Activating the Highly Reversible Mo4+/Mo5+ Redox Couple in Amorphous Molybdenum Oxide for High-Performance Supercapacitors

Molybdenum oxide provides high theoretical capacity, but the moderate charge transfer kinetics and cycle life have limited the applications for capacitive energy storage. Herein, the electrochemical performance of molybdenum oxide is modified by tuning the active redox couple through an electrochemical activation process. The activated electrode K-MoOx with a 10 mg cm-2 loading shows excellent pseudocapacitive behavior within the large potential range of -1.2-0 V and delivers 313 F g-1 capacitance at 5 mA cm-2. It also presents an ultrastable cycle life, with a 98% capacitance retention after 10,000 cycles.

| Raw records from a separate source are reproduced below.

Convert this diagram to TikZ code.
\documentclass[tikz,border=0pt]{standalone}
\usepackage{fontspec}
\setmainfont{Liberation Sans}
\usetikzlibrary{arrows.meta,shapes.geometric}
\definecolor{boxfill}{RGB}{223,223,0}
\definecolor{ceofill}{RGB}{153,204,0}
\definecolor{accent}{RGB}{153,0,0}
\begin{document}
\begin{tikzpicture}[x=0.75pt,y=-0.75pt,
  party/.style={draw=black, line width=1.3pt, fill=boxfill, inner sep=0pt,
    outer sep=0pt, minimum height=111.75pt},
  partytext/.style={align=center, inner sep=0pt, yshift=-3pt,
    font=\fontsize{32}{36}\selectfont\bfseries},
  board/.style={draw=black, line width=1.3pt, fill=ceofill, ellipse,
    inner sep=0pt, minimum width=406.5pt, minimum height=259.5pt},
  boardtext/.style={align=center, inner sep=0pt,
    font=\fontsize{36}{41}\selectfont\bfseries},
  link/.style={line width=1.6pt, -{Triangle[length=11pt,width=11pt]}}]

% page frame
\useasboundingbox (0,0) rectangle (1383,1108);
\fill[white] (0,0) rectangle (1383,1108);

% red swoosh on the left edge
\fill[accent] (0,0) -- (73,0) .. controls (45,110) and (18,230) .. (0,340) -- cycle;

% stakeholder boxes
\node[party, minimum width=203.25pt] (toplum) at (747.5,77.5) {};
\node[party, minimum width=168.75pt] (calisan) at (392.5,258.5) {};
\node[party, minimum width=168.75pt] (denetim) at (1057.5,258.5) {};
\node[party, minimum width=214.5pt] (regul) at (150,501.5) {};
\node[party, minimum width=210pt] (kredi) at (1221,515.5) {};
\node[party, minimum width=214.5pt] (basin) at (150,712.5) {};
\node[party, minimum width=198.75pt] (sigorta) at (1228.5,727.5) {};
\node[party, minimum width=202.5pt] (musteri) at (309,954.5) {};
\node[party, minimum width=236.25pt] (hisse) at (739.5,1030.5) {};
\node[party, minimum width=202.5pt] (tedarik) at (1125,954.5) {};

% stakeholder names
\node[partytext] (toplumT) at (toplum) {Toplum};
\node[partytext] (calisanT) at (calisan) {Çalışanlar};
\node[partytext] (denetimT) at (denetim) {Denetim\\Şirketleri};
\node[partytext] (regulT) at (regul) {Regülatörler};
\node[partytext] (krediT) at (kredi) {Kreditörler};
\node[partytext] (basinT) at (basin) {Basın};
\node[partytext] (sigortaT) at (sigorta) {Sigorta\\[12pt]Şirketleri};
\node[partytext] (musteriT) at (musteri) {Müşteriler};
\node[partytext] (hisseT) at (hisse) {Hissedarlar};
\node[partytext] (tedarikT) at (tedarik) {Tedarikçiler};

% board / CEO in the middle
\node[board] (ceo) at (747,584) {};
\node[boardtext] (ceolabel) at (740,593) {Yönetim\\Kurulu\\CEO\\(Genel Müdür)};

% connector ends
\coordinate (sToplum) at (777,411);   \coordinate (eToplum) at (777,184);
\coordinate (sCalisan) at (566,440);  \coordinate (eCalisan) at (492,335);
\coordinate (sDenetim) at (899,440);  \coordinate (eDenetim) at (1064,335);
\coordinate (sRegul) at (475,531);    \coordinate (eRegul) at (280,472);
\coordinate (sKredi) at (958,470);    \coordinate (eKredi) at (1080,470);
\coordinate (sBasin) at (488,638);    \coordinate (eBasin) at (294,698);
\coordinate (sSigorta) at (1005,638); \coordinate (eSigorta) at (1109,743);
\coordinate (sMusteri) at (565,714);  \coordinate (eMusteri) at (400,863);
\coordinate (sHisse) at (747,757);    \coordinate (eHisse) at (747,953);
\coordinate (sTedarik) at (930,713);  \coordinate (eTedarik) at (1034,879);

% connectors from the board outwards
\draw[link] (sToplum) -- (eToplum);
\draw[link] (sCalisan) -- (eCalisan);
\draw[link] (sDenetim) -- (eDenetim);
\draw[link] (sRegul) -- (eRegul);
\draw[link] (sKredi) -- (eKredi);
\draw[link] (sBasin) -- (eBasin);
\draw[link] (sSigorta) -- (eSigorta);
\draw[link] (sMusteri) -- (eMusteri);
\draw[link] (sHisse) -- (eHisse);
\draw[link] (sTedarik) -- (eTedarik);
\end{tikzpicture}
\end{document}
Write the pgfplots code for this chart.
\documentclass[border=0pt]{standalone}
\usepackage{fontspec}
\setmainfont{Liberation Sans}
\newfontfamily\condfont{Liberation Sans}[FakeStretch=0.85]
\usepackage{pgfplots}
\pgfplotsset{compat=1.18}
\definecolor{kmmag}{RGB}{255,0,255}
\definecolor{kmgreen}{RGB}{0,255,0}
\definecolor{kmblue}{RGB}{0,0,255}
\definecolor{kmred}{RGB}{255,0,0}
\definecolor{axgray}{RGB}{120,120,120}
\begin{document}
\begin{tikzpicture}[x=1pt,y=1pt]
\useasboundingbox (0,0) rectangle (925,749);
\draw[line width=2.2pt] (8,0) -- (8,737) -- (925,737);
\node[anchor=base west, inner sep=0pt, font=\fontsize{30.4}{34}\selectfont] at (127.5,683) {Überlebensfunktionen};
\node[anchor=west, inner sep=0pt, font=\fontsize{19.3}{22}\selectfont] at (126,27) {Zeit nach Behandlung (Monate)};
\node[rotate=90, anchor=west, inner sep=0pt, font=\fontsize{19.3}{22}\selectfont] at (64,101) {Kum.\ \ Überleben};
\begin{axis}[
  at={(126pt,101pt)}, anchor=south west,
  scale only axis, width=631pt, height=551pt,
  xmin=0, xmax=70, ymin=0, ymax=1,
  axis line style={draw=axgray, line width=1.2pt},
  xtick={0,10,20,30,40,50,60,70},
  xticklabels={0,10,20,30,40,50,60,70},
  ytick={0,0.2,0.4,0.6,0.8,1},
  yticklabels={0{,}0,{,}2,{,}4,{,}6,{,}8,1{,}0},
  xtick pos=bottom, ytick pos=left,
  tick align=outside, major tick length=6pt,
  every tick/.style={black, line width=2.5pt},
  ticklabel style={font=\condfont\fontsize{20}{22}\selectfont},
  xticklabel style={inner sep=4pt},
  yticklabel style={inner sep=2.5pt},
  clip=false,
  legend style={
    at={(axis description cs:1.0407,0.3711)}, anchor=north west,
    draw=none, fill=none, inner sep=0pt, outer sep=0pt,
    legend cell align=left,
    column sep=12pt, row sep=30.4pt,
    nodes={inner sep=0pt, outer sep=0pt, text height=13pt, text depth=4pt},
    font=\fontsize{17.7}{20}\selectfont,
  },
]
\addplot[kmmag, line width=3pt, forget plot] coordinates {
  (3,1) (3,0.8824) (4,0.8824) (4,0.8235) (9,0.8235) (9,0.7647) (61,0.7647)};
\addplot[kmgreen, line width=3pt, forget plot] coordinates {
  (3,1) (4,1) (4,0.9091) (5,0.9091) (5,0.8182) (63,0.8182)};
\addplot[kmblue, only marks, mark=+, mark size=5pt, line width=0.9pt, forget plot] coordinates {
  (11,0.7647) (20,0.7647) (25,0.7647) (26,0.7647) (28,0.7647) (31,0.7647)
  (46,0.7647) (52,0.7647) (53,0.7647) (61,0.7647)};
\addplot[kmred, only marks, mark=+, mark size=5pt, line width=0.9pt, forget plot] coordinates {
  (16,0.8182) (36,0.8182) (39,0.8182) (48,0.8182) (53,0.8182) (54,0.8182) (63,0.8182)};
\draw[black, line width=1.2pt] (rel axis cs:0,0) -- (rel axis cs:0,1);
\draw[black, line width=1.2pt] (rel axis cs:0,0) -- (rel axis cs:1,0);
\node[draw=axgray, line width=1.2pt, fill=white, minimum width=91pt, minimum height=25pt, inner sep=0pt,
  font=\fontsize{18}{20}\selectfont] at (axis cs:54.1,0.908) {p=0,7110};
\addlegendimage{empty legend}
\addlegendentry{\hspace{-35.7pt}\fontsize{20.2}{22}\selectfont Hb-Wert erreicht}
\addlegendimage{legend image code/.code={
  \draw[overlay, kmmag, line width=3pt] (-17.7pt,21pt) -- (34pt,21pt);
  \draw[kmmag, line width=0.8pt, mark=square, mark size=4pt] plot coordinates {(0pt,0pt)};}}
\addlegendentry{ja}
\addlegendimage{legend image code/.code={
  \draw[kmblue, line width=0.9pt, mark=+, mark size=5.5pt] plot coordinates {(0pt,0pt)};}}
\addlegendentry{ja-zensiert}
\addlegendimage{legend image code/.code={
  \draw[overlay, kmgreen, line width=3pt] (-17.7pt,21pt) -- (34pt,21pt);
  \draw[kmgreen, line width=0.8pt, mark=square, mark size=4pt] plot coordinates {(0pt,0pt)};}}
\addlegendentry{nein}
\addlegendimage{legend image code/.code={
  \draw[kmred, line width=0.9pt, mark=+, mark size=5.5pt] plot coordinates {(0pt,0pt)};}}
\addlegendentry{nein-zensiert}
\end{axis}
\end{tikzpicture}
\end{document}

The activation process involves the insertion of K+ into MoOx, which modifies the Mo electronic structure and introduces Mo4+ sites according to X-ray photoelectron spectroscopy. As a result, the charge storage redox couple shifts from Mo5+/Mo6+ to Mo4+/Mo5+, with the latter delivering higher electrochemical activity due to improved conductivity. Electrochemical impedance spectroscopy also suggests faster ion diffusions and thus higher power capability in K-MoOx, resulting in the enhanced performance. A 2.4 V asymmetric supercapacitor is assembled using K-MoOx as the anode with a MnOx cathode. The work demonstrates a feasible and facile strategy to promote the pseudocapacitive behavior of metal oxide materials.